A large number of additional reasons for new trial have been advanced. We have noted them all and we take occasion to note that most of them were fully covered by extensive arguments during trial. The court gave full opportunity to counsel to argue these points away from the hearing of the jury and the trial transcript witnesses extensive arguments before the court on these points in which the court at that time rendered its considered judgment after weighing the contentions of the parties. We find none of them sufficient to require reversal of our prior conclusion and to grant the new trial as prayed for.
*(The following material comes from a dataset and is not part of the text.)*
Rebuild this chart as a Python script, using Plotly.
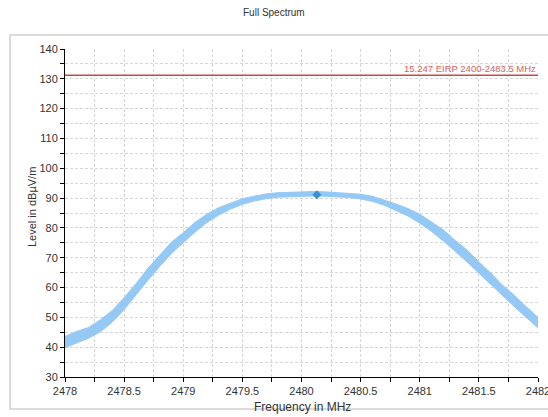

One matter that could not be ruled on beforehand was the final summation of the prosecution. It is complained that the prosecutor magnified the seriousness of the offense. We find ourselves in agreement that the corruption of the judicial process is a very serious offense. In general the government prosecutor performed his function of advocate for the government with vigor, conviction, and enthusiasm as he properly should. We find nothing in his remarks sufficient to support a conclusion that defendants were denied a fair trial by reason thereof.
The Motions of Defendants for New Trial will be denied.